Figure scripts:
--- begin ---

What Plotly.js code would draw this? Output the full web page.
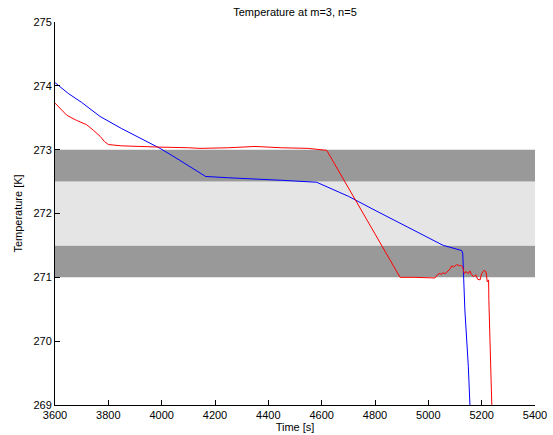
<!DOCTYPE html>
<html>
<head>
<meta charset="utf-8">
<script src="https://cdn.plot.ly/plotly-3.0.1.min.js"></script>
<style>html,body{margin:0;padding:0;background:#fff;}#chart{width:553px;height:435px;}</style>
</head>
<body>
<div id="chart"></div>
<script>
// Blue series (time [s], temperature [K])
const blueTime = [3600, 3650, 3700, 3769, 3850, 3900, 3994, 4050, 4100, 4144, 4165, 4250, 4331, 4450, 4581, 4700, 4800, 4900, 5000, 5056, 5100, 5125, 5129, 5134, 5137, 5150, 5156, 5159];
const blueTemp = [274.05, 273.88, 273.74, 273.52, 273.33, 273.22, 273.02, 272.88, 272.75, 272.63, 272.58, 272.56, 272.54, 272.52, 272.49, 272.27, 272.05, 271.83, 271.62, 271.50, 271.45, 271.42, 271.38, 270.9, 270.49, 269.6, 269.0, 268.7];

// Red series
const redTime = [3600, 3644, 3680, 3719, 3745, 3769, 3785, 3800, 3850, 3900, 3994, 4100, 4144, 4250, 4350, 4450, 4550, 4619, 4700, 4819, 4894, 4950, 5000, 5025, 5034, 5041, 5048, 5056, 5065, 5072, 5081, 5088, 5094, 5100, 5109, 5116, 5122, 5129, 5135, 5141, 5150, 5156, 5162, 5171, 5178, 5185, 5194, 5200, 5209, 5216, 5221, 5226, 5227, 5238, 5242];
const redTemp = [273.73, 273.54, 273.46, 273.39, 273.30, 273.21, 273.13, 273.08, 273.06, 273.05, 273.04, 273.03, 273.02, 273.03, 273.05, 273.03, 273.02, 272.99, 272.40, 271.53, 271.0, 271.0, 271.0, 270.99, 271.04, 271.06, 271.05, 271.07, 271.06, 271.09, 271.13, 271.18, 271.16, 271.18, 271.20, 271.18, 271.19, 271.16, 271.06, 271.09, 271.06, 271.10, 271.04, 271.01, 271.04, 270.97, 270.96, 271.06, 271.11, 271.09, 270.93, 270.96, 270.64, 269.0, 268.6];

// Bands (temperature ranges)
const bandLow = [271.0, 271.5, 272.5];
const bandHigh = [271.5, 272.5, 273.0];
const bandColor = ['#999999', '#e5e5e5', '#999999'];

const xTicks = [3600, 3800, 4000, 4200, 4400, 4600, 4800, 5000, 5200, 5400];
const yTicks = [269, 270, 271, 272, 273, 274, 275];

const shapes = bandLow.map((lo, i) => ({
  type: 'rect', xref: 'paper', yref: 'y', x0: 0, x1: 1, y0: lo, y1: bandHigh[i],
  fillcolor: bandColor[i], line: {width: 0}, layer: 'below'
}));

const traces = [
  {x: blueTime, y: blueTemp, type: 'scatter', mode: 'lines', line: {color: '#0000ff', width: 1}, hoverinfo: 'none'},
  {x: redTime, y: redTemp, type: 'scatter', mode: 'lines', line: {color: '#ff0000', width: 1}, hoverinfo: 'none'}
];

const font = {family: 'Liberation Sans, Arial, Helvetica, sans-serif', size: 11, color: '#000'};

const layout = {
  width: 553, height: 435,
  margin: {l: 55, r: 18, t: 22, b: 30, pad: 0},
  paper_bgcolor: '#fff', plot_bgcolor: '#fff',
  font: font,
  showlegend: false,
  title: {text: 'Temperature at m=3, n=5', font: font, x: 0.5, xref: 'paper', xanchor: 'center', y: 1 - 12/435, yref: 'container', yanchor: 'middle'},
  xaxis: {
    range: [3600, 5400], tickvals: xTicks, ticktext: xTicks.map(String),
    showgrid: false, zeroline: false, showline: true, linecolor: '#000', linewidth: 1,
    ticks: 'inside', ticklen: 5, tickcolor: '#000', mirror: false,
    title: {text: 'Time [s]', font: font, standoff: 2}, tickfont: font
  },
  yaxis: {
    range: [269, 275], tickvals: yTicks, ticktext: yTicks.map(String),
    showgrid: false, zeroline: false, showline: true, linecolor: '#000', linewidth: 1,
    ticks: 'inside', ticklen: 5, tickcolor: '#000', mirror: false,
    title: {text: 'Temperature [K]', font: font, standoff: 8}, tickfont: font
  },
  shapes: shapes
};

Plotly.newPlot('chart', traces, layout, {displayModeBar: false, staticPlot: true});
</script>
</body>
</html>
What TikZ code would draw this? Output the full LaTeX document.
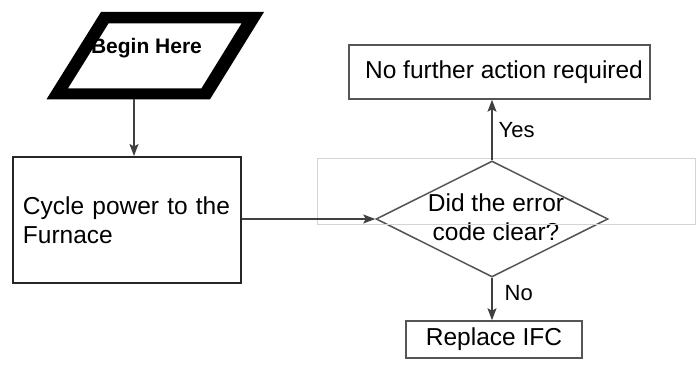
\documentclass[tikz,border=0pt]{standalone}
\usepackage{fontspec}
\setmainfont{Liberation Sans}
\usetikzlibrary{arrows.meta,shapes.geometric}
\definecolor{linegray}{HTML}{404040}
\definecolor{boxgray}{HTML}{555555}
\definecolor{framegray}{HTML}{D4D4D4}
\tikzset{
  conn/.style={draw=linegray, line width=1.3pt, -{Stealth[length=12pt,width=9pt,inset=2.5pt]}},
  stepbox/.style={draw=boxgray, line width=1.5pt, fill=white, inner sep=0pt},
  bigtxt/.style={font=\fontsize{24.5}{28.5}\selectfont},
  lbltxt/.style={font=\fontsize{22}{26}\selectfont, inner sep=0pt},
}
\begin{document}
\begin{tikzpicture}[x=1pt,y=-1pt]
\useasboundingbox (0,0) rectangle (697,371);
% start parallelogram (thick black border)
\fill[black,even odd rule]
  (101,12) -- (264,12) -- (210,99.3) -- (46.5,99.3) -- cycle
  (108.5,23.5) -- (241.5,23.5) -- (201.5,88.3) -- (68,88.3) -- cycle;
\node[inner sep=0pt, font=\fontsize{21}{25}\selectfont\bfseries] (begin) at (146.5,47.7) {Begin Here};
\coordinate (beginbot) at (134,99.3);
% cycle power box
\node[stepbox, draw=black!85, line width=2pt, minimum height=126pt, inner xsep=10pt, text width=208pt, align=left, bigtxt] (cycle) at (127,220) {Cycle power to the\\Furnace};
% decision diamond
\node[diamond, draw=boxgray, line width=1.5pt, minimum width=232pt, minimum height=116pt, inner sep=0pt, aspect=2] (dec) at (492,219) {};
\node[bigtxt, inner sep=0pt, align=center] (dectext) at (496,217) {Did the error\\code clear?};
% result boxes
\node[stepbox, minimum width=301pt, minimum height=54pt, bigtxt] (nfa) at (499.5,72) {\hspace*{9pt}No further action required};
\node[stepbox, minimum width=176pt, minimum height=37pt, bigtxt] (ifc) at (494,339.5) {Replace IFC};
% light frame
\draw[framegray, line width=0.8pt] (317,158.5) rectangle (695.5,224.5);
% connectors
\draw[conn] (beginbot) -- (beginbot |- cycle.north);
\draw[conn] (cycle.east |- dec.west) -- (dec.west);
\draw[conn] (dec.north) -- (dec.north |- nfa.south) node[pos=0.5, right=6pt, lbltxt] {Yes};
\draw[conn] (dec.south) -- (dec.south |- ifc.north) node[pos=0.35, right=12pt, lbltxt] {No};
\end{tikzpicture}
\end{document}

--- end ---

> _WHAT YOU WILL DO_: Restate the records word for word, omitting images.

> _PROBLEM SOLUTION_:
What Plotly.js code would draw this? Output the full web page.
<!DOCTYPE html>
<html>
<head>
<meta charset="utf-8">
<script src="https://cdn.plot.ly/plotly-3.0.1.min.js"></script>
<style>html,body{margin:0;padding:0;background:#fff;}#chart{width:553px;height:435px;}</style>
</head>
<body>
<div id="chart"></div>
<script>
// Blue series (time [s], temperature [K])
const blueTime = [3600, 3650, 3700, 3769, 3850, 3900, 3994, 4050, 4100, 4144, 4165, 4250, 4331, 4450, 4581, 4700, 4800, 4900, 5000, 5056, 5100, 5125, 5129, 5134, 5137, 5150, 5156, 5159];
const blueTemp = [274.05, 273.88, 273.74, 273.52, 273.33, 273.22, 273.02, 272.88, 272.75, 272.63, 272.58, 272.56, 272.54, 272.52, 272.49, 272.27, 272.05, 271.83, 271.62, 271.50, 271.45, 271.42, 271.38, 270.9, 270.49, 269.6, 269.0, 268.7];

// Red series
const redTime = [3600, 3644, 3680, 3719, 3745, 3769, 3785, 3800, 3850, 3900, 3994, 4100, 4144, 4250, 4350, 4450, 4550, 4619, 4700, 4819, 4894, 4950, 5000, 5025, 5034, 5041, 5048, 5056, 5065, 5072, 5081, 5088, 5094, 5100, 5109, 5116, 5122, 5129, 5135, 5141, 5150, 5156, 5162, 5171, 5178, 5185, 5194, 5200, 5209, 5216, 5221, 5226, 5227, 5238, 5242];
const redTemp = [273.73, 273.54, 273.46, 273.39, 273.30, 273.21, 273.13, 273.08, 273.06, 273.05, 273.04, 273.03, 273.02, 273.03, 273.05, 273.03, 273.02, 272.99, 272.40, 271.53, 271.0, 271.0, 271.0, 270.99, 271.04, 271.06, 271.05, 271.07, 271.06, 271.09, 271.13, 271.18, 271.16, 271.18, 271.20, 271.18, 271.19, 271.16, 271.06, 271.09, 271.06, 271.10, 271.04, 271.01, 271.04, 270.97, 270.96, 271.06, 271.11, 271.09, 270.93, 270.96, 270.64, 269.0, 268.6];

// Bands (temperature ranges)
const bandLow = [271.0, 271.5, 272.5];
const bandHigh = [271.5, 272.5, 273.0];
const bandColor = ['#999999', '#e5e5e5', '#999999'];

const xTicks = [3600, 3800, 4000, 4200, 4400, 4600, 4800, 5000, 5200, 5400];
const yTicks = [269, 270, 271, 272, 273, 274, 275];

const shapes = bandLow.map((lo, i) => ({
  type: 'rect', xref: 'paper', yref: 'y', x0: 0, x1: 1, y0: lo, y1: bandHigh[i],
  fillcolor: bandColor[i], line: {width: 0}, layer: 'below'
}));

const traces = [
  {x: blueTime, y: blueTemp, type: 'scatter', mode: 'lines', line: {color: '#0000ff', width: 1}, hoverinfo: 'none'},
  {x: redTime, y: redTemp, type: 'scatter', mode: 'lines', line: {color: '#ff0000', width: 1}, hoverinfo: 'none'}
];

const font = {family: 'Liberation Sans, Arial, Helvetica, sans-serif', size: 11, color: '#000'};

const layout = {
  width: 553, height: 435,
  margin: {l: 55, r: 18, t: 22, b: 30, pad: 0},
  paper_bgcolor: '#fff', plot_bgcolor: '#fff',
  font: font,
  showlegend: false,
  title: {text: 'Temperature at m=3, n=5', font: font, x: 0.5, xref: 'paper', xanchor: 'center', y: 1 - 12/435, yref: 'container', yanchor: 'middle'},
  xaxis: {
    range: [3600, 5400], tickvals: xTicks, ticktext: xTicks.map(String),
    showgrid: false, zeroline: false, showline: true, linecolor: '#000', linewidth: 1,
    ticks: 'inside', ticklen: 5, tickcolor: '#000', mirror: false,
    title: {text: 'Time [s]', font: font, standoff: 2}, tickfont: font
  },
  yaxis: {
    range: [269, 275], tickvals: yTicks, ticktext: yTicks.map(String),
    showgrid: false, zeroline: false, showline: true, linecolor: '#000', linewidth: 1,
    ticks: 'inside', ticklen: 5, tickcolor: '#000', mirror: false,
    title: {text: 'Temperature [K]', font: font, standoff: 8}, tickfont: font
  },
  shapes: shapes
};

Plotly.newPlot('chart', traces, layout, {displayModeBar: false, staticPlot: true});
</script>
</body>
</html>
What TikZ code would draw this? Output the full LaTeX document.
\documentclass[tikz,border=0pt]{standalone}
\usepackage{fontspec}
\setmainfont{Liberation Sans}
\usetikzlibrary{arrows.meta,shapes.geometric}
\definecolor{linegray}{HTML}{404040}
\definecolor{boxgray}{HTML}{555555}
\definecolor{framegray}{HTML}{D4D4D4}
\tikzset{
  conn/.style={draw=linegray, line width=1.3pt, -{Stealth[length=12pt,width=9pt,inset=2.5pt]}},
  stepbox/.style={draw=boxgray, line width=1.5pt, fill=white, inner sep=0pt},
  bigtxt/.style={font=\fontsize{24.5}{28.5}\selectfont},
  lbltxt/.style={font=\fontsize{22}{26}\selectfont, inner sep=0pt},
}
\begin{document}
\begin{tikzpicture}[x=1pt,y=-1pt]
\useasboundingbox (0,0) rectangle (697,371);
% start parallelogram (thick black border)
\fill[black,even odd rule]
  (101,12) -- (264,12) -- (210,99.3) -- (46.5,99.3) -- cycle
  (108.5,23.5) -- (241.5,23.5) -- (201.5,88.3) -- (68,88.3) -- cycle;
\node[inner sep=0pt, font=\fontsize{21}{25}\selectfont\bfseries] (begin) at (146.5,47.7) {Begin Here};
\coordinate (beginbot) at (134,99.3);
% cycle power box
\node[stepbox, draw=black!85, line width=2pt, minimum height=126pt, inner xsep=10pt, text width=208pt, align=left, bigtxt] (cycle) at (127,220) {Cycle power to the\\Furnace};
% decision diamond
\node[diamond, draw=boxgray, line width=1.5pt, minimum width=232pt, minimum height=116pt, inner sep=0pt, aspect=2] (dec) at (492,219) {};
\node[bigtxt, inner sep=0pt, align=center] (dectext) at (496,217) {Did the error\\code clear?};
% result boxes
\node[stepbox, minimum width=301pt, minimum height=54pt, bigtxt] (nfa) at (499.5,72) {\hspace*{9pt}No further action required};
\node[stepbox, minimum width=176pt, minimum height=37pt, bigtxt] (ifc) at (494,339.5) {Replace IFC};
% light frame
\draw[framegray, line width=0.8pt] (317,158.5) rectangle (695.5,224.5);
% connectors
\draw[conn] (beginbot) -- (beginbot |- cycle.north);
\draw[conn] (cycle.east |- dec.west) -- (dec.west);
\draw[conn] (dec.north) -- (dec.north |- nfa.south) node[pos=0.5, right=6pt, lbltxt] {Yes};
\draw[conn] (dec.south) -- (dec.south |- ifc.north) node[pos=0.35, right=12pt, lbltxt] {No};
\end{tikzpicture}
\end{document}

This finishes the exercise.